## Your task:
Leave the pictures out and retype the lines from the beginning through the line with "from matplotlib.patches import Rectangle", both ends included.

## Data section:
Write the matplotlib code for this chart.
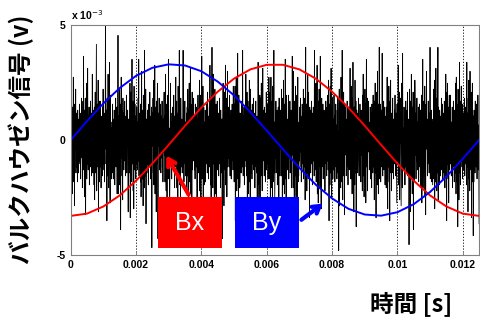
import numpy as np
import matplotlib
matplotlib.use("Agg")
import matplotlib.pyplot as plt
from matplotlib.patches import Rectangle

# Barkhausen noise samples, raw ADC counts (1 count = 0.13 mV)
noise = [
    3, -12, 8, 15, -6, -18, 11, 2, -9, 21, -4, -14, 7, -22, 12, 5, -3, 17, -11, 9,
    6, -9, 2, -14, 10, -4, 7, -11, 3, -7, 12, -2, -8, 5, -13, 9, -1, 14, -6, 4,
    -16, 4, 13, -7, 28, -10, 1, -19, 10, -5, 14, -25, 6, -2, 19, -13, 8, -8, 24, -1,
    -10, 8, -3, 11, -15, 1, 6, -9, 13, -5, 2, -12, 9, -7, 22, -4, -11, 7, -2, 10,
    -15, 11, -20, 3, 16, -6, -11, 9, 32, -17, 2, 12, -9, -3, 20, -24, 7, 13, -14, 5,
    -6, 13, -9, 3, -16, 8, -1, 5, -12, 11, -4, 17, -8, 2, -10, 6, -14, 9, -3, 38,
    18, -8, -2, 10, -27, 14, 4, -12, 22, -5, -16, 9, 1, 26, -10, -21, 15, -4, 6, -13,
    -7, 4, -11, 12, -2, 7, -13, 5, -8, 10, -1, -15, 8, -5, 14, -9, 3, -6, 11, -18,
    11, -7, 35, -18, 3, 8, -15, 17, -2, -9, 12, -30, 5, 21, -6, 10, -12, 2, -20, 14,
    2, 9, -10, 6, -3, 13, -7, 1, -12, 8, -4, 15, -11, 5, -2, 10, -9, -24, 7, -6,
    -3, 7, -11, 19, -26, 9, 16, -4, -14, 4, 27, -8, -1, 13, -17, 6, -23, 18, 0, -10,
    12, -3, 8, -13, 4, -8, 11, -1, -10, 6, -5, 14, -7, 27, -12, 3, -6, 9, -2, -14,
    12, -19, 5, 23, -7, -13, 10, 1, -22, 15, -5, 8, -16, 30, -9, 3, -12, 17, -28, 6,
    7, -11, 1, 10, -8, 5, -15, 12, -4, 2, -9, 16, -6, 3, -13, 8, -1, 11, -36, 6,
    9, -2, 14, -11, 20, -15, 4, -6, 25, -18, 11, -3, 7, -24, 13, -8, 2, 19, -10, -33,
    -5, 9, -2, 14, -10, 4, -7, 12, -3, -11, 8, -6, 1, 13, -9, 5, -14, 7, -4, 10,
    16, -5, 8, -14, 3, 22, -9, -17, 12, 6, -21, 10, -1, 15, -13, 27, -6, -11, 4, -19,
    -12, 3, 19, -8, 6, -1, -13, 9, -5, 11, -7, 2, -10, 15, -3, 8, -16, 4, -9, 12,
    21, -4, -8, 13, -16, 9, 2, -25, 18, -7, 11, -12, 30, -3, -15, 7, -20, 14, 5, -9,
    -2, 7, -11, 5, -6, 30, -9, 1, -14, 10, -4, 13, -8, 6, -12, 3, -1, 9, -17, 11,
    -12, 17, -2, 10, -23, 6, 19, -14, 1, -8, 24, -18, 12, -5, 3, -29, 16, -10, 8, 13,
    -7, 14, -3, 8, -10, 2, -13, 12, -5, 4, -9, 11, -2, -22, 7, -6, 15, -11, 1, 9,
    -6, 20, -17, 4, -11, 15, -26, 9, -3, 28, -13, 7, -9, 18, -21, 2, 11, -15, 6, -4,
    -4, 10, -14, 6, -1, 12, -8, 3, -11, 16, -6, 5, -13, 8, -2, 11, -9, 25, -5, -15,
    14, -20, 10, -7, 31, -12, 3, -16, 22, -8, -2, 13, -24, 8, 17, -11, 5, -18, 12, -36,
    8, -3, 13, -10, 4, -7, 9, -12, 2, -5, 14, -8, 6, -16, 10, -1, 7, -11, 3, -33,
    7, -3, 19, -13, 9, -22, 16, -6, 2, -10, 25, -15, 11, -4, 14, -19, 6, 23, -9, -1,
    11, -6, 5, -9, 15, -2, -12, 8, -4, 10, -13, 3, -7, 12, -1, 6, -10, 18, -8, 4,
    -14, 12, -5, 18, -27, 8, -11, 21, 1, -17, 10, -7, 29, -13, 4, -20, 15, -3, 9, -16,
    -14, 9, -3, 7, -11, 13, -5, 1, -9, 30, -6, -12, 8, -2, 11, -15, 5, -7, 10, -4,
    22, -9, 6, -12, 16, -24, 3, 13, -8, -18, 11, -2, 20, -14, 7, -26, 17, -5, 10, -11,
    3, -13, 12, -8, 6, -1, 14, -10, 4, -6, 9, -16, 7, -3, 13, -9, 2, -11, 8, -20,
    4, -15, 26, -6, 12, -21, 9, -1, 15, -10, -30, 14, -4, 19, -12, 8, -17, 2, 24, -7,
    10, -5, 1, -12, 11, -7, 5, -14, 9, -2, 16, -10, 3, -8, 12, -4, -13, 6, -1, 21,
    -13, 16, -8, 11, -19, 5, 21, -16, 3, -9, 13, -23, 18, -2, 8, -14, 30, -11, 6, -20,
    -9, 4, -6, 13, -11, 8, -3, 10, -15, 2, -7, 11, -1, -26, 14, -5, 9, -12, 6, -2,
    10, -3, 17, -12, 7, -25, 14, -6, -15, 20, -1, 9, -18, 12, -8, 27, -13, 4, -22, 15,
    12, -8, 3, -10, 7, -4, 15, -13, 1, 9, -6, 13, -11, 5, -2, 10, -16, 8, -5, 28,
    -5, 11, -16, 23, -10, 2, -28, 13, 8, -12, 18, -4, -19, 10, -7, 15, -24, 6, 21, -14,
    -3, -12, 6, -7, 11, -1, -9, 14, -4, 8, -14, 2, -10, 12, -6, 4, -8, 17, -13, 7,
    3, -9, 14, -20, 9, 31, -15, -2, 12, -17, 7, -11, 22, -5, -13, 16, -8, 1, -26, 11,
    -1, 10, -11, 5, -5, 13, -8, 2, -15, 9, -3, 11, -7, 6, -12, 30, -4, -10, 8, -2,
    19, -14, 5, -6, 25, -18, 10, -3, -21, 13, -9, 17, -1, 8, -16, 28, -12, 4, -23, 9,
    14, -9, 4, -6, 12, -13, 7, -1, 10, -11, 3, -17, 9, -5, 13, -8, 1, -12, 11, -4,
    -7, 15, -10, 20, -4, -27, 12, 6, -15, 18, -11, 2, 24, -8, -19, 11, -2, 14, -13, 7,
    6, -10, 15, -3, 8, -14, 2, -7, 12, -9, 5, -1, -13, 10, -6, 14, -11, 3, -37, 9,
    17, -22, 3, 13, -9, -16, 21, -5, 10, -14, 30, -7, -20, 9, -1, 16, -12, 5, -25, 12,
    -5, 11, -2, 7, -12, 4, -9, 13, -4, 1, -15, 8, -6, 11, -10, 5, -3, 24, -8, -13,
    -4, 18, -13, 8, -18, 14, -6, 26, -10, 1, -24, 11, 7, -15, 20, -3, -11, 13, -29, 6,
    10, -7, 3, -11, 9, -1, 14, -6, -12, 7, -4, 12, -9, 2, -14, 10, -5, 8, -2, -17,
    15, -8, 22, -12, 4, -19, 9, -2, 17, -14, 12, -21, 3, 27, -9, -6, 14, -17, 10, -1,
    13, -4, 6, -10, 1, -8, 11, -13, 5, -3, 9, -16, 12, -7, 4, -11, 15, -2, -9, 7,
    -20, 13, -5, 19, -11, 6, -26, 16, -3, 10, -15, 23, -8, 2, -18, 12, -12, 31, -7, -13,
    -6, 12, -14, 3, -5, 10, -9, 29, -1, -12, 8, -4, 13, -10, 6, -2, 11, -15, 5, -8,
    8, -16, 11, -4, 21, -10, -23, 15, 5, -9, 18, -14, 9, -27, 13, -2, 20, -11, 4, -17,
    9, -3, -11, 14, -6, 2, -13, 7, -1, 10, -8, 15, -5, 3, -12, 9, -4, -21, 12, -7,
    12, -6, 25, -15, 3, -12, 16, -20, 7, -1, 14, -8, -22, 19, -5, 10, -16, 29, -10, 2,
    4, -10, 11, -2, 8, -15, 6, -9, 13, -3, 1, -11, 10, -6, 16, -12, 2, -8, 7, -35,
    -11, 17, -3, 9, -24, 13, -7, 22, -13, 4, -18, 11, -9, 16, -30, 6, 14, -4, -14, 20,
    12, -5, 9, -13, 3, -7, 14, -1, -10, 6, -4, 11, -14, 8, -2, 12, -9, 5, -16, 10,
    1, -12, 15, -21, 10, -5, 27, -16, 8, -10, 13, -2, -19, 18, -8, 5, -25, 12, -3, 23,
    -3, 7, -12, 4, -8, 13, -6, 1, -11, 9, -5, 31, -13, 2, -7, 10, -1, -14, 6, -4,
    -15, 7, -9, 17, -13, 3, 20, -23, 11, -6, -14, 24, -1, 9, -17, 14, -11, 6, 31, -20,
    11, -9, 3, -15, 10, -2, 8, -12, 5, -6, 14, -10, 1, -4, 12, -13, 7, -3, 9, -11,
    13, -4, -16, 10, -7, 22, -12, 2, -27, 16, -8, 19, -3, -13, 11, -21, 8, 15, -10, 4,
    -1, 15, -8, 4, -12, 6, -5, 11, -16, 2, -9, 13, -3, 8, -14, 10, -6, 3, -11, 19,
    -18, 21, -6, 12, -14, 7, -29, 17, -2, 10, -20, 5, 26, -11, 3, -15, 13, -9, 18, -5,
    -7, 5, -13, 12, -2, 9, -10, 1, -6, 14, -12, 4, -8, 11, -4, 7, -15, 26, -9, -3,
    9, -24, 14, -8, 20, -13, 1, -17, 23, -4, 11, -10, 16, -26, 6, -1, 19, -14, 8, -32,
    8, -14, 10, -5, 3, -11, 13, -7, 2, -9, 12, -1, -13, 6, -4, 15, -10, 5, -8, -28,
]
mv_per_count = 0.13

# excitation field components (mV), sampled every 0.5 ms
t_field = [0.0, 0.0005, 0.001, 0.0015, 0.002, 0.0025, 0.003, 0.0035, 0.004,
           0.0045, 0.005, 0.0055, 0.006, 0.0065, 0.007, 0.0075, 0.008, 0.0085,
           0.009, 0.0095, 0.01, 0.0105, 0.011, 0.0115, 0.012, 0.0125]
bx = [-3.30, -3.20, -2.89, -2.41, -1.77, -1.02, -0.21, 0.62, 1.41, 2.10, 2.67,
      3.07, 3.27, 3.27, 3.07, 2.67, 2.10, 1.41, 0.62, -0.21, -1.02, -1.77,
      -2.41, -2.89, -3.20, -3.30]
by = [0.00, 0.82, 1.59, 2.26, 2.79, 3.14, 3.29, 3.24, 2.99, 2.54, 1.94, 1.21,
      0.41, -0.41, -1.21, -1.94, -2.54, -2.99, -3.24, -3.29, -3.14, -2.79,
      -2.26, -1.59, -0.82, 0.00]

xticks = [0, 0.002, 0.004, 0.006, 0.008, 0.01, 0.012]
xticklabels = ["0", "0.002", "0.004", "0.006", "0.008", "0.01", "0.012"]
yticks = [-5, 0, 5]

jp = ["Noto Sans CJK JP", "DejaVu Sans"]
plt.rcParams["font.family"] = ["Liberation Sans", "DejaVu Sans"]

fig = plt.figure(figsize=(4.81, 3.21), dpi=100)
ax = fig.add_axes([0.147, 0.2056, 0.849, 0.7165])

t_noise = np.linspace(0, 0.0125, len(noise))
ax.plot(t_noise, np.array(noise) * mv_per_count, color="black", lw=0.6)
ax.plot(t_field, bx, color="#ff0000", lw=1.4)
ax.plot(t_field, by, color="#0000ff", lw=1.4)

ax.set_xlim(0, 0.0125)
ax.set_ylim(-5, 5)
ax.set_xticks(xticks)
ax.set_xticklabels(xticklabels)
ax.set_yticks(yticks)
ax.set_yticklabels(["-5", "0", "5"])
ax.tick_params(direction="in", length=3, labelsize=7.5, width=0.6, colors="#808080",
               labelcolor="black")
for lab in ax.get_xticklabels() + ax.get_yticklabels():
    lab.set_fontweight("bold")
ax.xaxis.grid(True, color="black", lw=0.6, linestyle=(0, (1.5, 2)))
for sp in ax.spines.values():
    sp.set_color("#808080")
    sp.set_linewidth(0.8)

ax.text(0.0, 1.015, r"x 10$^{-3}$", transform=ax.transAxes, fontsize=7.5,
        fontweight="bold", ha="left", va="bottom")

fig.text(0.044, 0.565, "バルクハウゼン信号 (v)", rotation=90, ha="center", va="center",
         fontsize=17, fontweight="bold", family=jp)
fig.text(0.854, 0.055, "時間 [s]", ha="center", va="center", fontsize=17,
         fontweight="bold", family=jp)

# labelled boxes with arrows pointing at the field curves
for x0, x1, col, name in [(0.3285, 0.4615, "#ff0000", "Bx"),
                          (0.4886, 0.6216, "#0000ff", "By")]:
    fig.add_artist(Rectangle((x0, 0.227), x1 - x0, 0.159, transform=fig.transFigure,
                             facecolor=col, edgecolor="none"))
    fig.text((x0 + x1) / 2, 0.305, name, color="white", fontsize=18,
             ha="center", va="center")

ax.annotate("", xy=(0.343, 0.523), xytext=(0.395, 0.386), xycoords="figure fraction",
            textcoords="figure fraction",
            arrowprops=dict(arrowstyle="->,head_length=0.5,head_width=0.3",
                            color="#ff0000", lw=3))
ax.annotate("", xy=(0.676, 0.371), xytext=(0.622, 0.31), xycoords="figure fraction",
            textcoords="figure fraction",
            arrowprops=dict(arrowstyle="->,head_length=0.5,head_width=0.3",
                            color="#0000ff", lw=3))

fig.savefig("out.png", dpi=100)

## Solution:
Write the matplotlib code for this chart.
import numpy as np
import matplotlib
matplotlib.use("Agg")
import matplotlib.pyplot as plt
from matplotlib.patches import Rectangle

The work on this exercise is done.